### STATED GOAL
The records below are to be copied word for word, with every picture left out.

** begin EXERCISE DATA **

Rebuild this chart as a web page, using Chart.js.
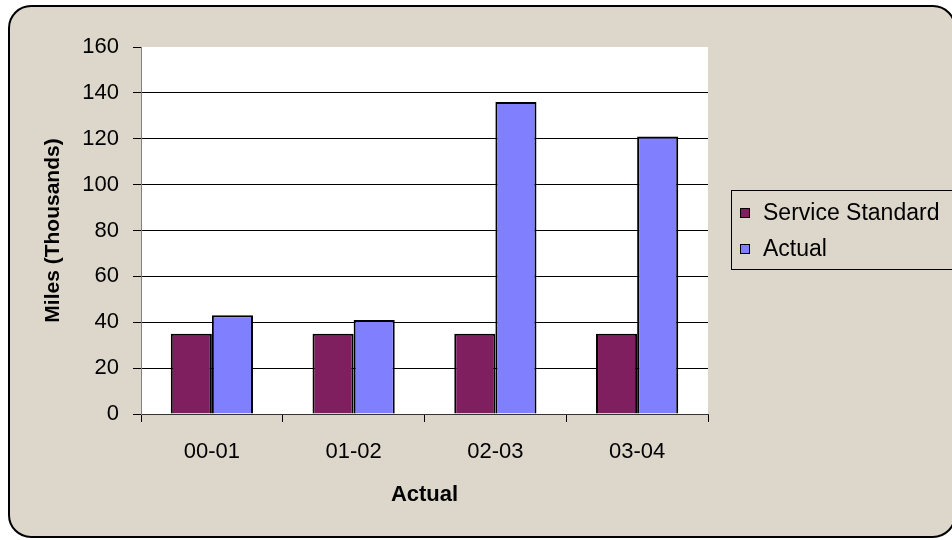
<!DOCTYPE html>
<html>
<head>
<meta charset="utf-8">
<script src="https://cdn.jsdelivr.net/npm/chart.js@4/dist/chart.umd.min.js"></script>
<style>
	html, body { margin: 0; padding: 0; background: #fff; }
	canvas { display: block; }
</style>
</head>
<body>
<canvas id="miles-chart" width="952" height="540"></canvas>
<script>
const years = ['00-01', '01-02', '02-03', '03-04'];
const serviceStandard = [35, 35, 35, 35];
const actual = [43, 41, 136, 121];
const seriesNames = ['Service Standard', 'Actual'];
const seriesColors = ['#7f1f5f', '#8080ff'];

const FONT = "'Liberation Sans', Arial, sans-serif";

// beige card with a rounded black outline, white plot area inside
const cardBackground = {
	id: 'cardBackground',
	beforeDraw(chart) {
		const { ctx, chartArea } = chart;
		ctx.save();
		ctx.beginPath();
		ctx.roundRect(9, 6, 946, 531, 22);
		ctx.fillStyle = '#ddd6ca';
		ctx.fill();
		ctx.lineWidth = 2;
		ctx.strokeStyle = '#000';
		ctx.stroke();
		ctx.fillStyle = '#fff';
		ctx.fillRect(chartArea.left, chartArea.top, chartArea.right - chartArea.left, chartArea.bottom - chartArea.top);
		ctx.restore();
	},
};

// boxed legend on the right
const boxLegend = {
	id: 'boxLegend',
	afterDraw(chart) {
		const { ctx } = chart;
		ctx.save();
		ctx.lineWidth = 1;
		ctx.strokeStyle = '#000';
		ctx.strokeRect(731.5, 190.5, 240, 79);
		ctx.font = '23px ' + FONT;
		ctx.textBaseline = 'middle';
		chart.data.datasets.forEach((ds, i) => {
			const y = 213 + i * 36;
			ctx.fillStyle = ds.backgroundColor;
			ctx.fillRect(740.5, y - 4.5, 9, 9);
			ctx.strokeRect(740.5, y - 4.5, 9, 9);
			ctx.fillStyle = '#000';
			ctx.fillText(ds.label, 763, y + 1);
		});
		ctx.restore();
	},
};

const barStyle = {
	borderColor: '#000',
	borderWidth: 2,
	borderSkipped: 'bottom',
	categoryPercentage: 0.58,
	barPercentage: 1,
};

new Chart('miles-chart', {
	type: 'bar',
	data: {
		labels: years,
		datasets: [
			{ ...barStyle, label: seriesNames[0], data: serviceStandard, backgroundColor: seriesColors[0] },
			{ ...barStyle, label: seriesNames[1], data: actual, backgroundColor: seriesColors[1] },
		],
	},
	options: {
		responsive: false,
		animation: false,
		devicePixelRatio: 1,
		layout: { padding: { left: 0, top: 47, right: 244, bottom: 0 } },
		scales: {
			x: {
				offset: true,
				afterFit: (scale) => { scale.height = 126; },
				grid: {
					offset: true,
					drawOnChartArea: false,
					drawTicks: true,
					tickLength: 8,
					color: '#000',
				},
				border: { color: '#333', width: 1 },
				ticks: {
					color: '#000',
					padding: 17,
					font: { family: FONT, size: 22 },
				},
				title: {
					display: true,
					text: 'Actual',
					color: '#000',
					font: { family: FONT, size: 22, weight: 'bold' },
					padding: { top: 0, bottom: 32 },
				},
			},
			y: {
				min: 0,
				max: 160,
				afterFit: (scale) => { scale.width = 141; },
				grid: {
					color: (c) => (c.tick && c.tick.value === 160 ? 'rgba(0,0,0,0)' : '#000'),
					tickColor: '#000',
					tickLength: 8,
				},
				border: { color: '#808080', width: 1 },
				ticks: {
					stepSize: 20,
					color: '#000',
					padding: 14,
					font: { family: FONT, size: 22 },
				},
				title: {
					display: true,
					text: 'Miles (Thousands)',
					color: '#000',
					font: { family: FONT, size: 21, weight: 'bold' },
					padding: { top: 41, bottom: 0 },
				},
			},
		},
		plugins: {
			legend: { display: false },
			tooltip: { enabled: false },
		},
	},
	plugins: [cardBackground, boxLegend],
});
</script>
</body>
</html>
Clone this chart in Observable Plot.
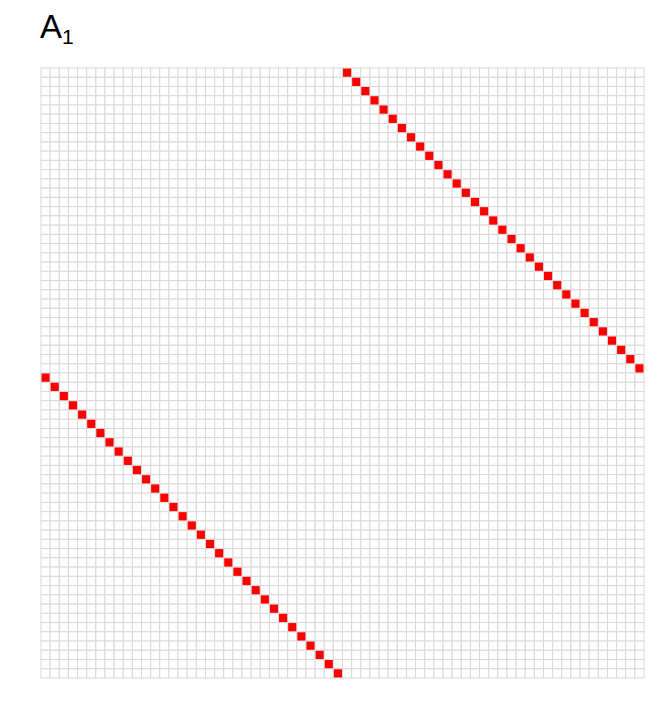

** end EXERCISE DATA **

### EXERCISE RESPONSE
Rebuild this chart as a web page, using Chart.js.
<!DOCTYPE html>
<html>
<head>
<meta charset="utf-8">
<script src="https://cdn.jsdelivr.net/npm/chart.js@4/dist/chart.umd.min.js"></script>
<style>
	html, body { margin: 0; padding: 0; background: #fff; }
	canvas { display: block; }
</style>
</head>
<body>
<canvas id="miles-chart" width="952" height="540"></canvas>
<script>
const years = ['00-01', '01-02', '02-03', '03-04'];
const serviceStandard = [35, 35, 35, 35];
const actual = [43, 41, 136, 121];
const seriesNames = ['Service Standard', 'Actual'];
const seriesColors = ['#7f1f5f', '#8080ff'];

const FONT = "'Liberation Sans', Arial, sans-serif";

// beige card with a rounded black outline, white plot area inside
const cardBackground = {
	id: 'cardBackground',
	beforeDraw(chart) {
		const { ctx, chartArea } = chart;
		ctx.save();
		ctx.beginPath();
		ctx.roundRect(9, 6, 946, 531, 22);
		ctx.fillStyle = '#ddd6ca';
		ctx.fill();
		ctx.lineWidth = 2;
		ctx.strokeStyle = '#000';
		ctx.stroke();
		ctx.fillStyle = '#fff';
		ctx.fillRect(chartArea.left, chartArea.top, chartArea.right - chartArea.left, chartArea.bottom - chartArea.top);
		ctx.restore();
	},
};

// boxed legend on the right
const boxLegend = {
	id: 'boxLegend',
	afterDraw(chart) {
		const { ctx } = chart;
		ctx.save();
		ctx.lineWidth = 1;
		ctx.strokeStyle = '#000';
		ctx.strokeRect(731.5, 190.5, 240, 79);
		ctx.font = '23px ' + FONT;
		ctx.textBaseline = 'middle';
		chart.data.datasets.forEach((ds, i) => {
			const y = 213 + i * 36;
			ctx.fillStyle = ds.backgroundColor;
			ctx.fillRect(740.5, y - 4.5, 9, 9);
			ctx.strokeRect(740.5, y - 4.5, 9, 9);
			ctx.fillStyle = '#000';
			ctx.fillText(ds.label, 763, y + 1);
		});
		ctx.restore();
	},
};

const barStyle = {
	borderColor: '#000',
	borderWidth: 2,
	borderSkipped: 'bottom',
	categoryPercentage: 0.58,
	barPercentage: 1,
};

new Chart('miles-chart', {
	type: 'bar',
	data: {
		labels: years,
		datasets: [
			{ ...barStyle, label: seriesNames[0], data: serviceStandard, backgroundColor: seriesColors[0] },
			{ ...barStyle, label: seriesNames[1], data: actual, backgroundColor: seriesColors[1] },
		],
	},
	options: {
		responsive: false,
		animation: false,
		devicePixelRatio: 1,
		layout: { padding: { left: 0, top: 47, right: 244, bottom: 0 } },
		scales: {
			x: {
				offset: true,
				afterFit: (scale) => { scale.height = 126; },
				grid: {
					offset: true,
					drawOnChartArea: false,
					drawTicks: true,
					tickLength: 8,
					color: '#000',
				},
				border: { color: '#333', width: 1 },
				ticks: {
					color: '#000',
					padding: 17,
					font: { family: FONT, size: 22 },
				},
				title: {
					display: true,
					text: 'Actual',
					color: '#000',
					font: { family: FONT, size: 22, weight: 'bold' },
					padding: { top: 0, bottom: 32 },
				},
			},
			y: {
				min: 0,
				max: 160,
				afterFit: (scale) => { scale.width = 141; },
				grid: {
					color: (c) => (c.tick && c.tick.value === 160 ? 'rgba(0,0,0,0)' : '#000'),
					tickColor: '#000',
					tickLength: 8,
				},
				border: { color: '#808080', width: 1 },
				ticks: {
					stepSize: 20,
					color: '#000',
					padding: 14,
					font: { family: FONT, size: 22 },
				},
				title: {
					display: true,
					text: 'Miles (Thousands)',
					color: '#000',
					font: { family: FONT, size: 21, weight: 'bold' },
					padding: { top: 41, bottom: 0 },
				},
			},
		},
		plugins: {
			legend: { display: false },
			tooltip: { enabled: false },
		},
	},
	plugins: [cardBackground, boxLegend],
});
</script>
</body>
</html>
Clone this chart in Observable Plot.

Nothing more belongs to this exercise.